What is required:
Reproduce the listing below character for character; drop every image.

>> start

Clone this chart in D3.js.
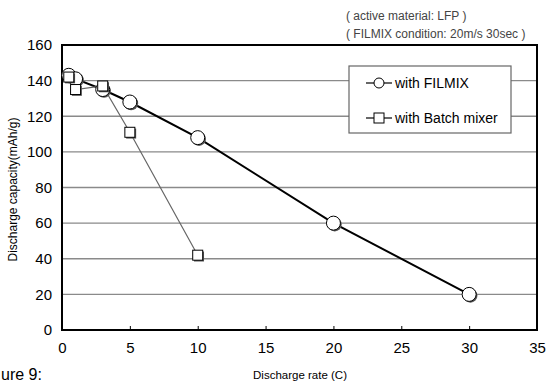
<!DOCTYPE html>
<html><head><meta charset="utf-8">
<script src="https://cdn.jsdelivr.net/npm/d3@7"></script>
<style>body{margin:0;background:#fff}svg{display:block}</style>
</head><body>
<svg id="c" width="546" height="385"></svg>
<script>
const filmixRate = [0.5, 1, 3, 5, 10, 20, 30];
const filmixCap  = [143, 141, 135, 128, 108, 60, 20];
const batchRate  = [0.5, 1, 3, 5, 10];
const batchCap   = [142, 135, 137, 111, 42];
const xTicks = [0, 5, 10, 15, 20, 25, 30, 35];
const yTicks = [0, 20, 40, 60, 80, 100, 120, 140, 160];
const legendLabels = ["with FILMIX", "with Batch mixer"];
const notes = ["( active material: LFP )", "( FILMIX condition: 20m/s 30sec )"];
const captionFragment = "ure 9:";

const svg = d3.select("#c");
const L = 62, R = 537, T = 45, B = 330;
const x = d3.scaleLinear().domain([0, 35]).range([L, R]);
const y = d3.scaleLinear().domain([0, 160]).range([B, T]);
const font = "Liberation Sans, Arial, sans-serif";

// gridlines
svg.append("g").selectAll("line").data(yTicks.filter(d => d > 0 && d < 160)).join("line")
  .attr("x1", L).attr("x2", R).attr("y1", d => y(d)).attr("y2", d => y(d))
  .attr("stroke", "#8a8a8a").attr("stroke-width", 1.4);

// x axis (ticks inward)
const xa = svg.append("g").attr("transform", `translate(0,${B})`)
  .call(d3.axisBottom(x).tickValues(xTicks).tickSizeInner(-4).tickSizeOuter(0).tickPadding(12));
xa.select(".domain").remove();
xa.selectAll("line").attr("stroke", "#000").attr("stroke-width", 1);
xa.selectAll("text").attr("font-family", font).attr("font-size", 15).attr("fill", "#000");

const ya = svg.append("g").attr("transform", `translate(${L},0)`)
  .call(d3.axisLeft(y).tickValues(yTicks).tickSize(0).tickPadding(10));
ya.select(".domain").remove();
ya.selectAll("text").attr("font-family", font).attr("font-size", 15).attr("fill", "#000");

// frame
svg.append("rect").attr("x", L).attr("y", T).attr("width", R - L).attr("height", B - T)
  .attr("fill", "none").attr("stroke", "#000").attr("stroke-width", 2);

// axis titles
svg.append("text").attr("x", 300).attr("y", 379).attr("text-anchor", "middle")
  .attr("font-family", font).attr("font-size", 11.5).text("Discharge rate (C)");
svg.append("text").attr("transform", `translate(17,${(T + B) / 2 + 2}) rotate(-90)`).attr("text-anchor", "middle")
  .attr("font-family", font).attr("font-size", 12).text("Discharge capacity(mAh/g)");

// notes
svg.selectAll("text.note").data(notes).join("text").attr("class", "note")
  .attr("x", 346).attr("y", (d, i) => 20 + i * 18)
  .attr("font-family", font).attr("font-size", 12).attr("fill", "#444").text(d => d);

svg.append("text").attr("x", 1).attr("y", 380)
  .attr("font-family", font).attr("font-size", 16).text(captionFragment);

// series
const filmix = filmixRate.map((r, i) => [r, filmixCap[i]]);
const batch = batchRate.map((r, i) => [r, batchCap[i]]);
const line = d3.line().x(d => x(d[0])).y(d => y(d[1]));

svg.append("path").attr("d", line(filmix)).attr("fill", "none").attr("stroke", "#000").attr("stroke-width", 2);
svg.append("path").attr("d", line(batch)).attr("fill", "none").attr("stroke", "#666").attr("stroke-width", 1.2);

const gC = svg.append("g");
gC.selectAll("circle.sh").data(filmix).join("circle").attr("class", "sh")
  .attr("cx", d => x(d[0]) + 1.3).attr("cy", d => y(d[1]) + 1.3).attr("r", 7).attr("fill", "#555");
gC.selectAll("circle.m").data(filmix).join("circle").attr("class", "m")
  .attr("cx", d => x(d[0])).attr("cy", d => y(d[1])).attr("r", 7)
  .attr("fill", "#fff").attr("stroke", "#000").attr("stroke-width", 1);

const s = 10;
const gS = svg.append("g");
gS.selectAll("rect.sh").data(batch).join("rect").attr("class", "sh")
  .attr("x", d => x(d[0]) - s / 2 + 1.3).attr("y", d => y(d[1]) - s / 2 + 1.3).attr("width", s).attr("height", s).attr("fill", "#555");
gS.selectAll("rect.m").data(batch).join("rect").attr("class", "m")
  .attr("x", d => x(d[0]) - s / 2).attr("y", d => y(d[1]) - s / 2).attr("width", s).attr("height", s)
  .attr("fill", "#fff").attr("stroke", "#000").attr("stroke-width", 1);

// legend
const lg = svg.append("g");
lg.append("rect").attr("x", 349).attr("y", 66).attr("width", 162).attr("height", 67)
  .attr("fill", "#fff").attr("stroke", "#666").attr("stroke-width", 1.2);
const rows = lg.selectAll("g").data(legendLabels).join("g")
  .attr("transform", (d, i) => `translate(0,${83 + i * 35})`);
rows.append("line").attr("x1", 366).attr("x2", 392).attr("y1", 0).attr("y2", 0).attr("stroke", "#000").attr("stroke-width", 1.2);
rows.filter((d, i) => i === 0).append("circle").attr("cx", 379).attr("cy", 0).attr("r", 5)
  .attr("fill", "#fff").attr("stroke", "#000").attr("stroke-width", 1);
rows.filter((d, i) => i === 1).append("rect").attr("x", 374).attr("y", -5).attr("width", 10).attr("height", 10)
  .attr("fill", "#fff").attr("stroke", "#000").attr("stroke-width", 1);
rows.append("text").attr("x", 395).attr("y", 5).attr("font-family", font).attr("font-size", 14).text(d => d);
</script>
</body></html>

>> end

Result for this exercise:
Clone this chart in D3.js.
<!DOCTYPE html>
<html><head><meta charset="utf-8">
<script src="https://cdn.jsdelivr.net/npm/d3@7"></script>
<style>body{margin:0;background:#fff}svg{display:block}</style>
</head><body>
<svg id="c" width="546" height="385"></svg>
<script>
const filmixRate = [0.5, 1, 3, 5, 10, 20, 30];
const filmixCap  = [143, 141, 135, 128, 108, 60, 20];
const batchRate  = [0.5, 1, 3, 5, 10];
const batchCap   = [142, 135, 137, 111, 42];
const xTicks = [0, 5, 10, 15, 20, 25, 30, 35];
const yTicks = [0, 20, 40, 60, 80, 100, 120, 140, 160];
const legendLabels = ["with FILMIX", "with Batch mixer"];
const notes = ["( active material: LFP )", "( FILMIX condition: 20m/s 30sec )"];
const captionFragment = "ure 9:";

const svg = d3.select("#c");
const L = 62, R = 537, T = 45, B = 330;
const x = d3.scaleLinear().domain([0, 35]).range([L, R]);
const y = d3.scaleLinear().domain([0, 160]).range([B, T]);
const font = "Liberation Sans, Arial, sans-serif";

// gridlines
svg.append("g").selectAll("line").data(yTicks.filter(d => d > 0 && d < 160)).join("line")
  .attr("x1", L).attr("x2", R).attr("y1", d => y(d)).attr("y2", d => y(d))
  .attr("stroke", "#8a8a8a").attr("stroke-width", 1.4);

// x axis (ticks inward)
const xa = svg.append("g").attr("transform", `translate(0,${B})`)
  .call(d3.axisBottom(x).tickValues(xTicks).tickSizeInner(-4).tickSizeOuter(0).tickPadding(12));
xa.select(".domain").remove();
xa.selectAll("line").attr("stroke", "#000").attr("stroke-width", 1);
xa.selectAll("text").attr("font-family", font).attr("font-size", 15).attr("fill", "#000");

const ya = svg.append("g").attr("transform", `translate(${L},0)`)
  .call(d3.axisLeft(y).tickValues(yTicks).tickSize(0).tickPadding(10));
ya.select(".domain").remove();
ya.selectAll("text").attr("font-family", font).attr("font-size", 15).attr("fill", "#000");

// frame
svg.append("rect").attr("x", L).attr("y", T).attr("width", R - L).attr("height", B - T)
  .attr("fill", "none").attr("stroke", "#000").attr("stroke-width", 2);

// axis titles
svg.append("text").attr("x", 300).attr("y", 379).attr("text-anchor", "middle")
  .attr("font-family", font).attr("font-size", 11.5).text("Discharge rate (C)");
svg.append("text").attr("transform", `translate(17,${(T + B) / 2 + 2}) rotate(-90)`).attr("text-anchor", "middle")
  .attr("font-family", font).attr("font-size", 12).text("Discharge capacity(mAh/g)");

// notes
svg.selectAll("text.note").data(notes).join("text").attr("class", "note")
  .attr("x", 346).attr("y", (d, i) => 20 + i * 18)
  .attr("font-family", font).attr("font-size", 12).attr("fill", "#444").text(d => d);

svg.append("text").attr("x", 1).attr("y", 380)
  .attr("font-family", font).attr("font-size", 16).text(captionFragment);

// series
const filmix = filmixRate.map((r, i) => [r, filmixCap[i]]);
const batch = batchRate.map((r, i) => [r, batchCap[i]]);
const line = d3.line().x(d => x(d[0])).y(d => y(d[1]));

svg.append("path").attr("d", line(filmix)).attr("fill", "none").attr("stroke", "#000").attr("stroke-width", 2);
svg.append("path").attr("d", line(batch)).attr("fill", "none").attr("stroke", "#666").attr("stroke-width", 1.2);

const gC = svg.append("g");
gC.selectAll("circle.sh").data(filmix).join("circle").attr("class", "sh")
  .attr("cx", d => x(d[0]) + 1.3).attr("cy", d => y(d[1]) + 1.3).attr("r", 7).attr("fill", "#555");
gC.selectAll("circle.m").data(filmix).join("circle").attr("class", "m")
  .attr("cx", d => x(d[0])).attr("cy", d => y(d[1])).attr("r", 7)
  .attr("fill", "#fff").attr("stroke", "#000").attr("stroke-width", 1);

const s = 10;
const gS = svg.append("g");
gS.selectAll("rect.sh").data(batch).join("rect").attr("class", "sh")
  .attr("x", d => x(d[0]) - s / 2 + 1.3).attr("y", d => y(d[1]) - s / 2 + 1.3).attr("width", s).attr("height", s).attr("fill", "#555");
gS.selectAll("rect.m").data(batch).join("rect").attr("class", "m")
  .attr("x", d => x(d[0]) - s / 2).attr("y", d => y(d[1]) - s / 2).attr("width", s).attr("height", s)
  .attr("fill", "#fff").attr("stroke", "#000").attr("stroke-width", 1);

// legend
const lg = svg.append("g");
lg.append("rect").attr("x", 349).attr("y", 66).attr("width", 162).attr("height", 67)
  .attr("fill", "#fff").attr("stroke", "#666").attr("stroke-width", 1.2);
const rows = lg.selectAll("g").data(legendLabels).join("g")
  .attr("transform", (d, i) => `translate(0,${83 + i * 35})`);
rows.append("line").attr("x1", 366).attr("x2", 392).attr("y1", 0).attr("y2", 0).attr("stroke", "#000").attr("stroke-width", 1.2);
rows.filter((d, i) => i === 0).append("circle").attr("cx", 379).attr("cy", 0).attr("r", 5)
  .attr("fill", "#fff").attr("stroke", "#000").attr("stroke-width", 1);
rows.filter((d, i) => i === 1).append("rect").attr("x", 374).attr("y", -5).attr("width", 10).attr("height", 10)
  .attr("fill", "#fff").attr("stroke", "#000").attr("stroke-width", 1);
rows.append("text").attr("x", 395).attr("y", 5).attr("font-family", font).attr("font-size", 14).text(d => d);
</script>
</body></html>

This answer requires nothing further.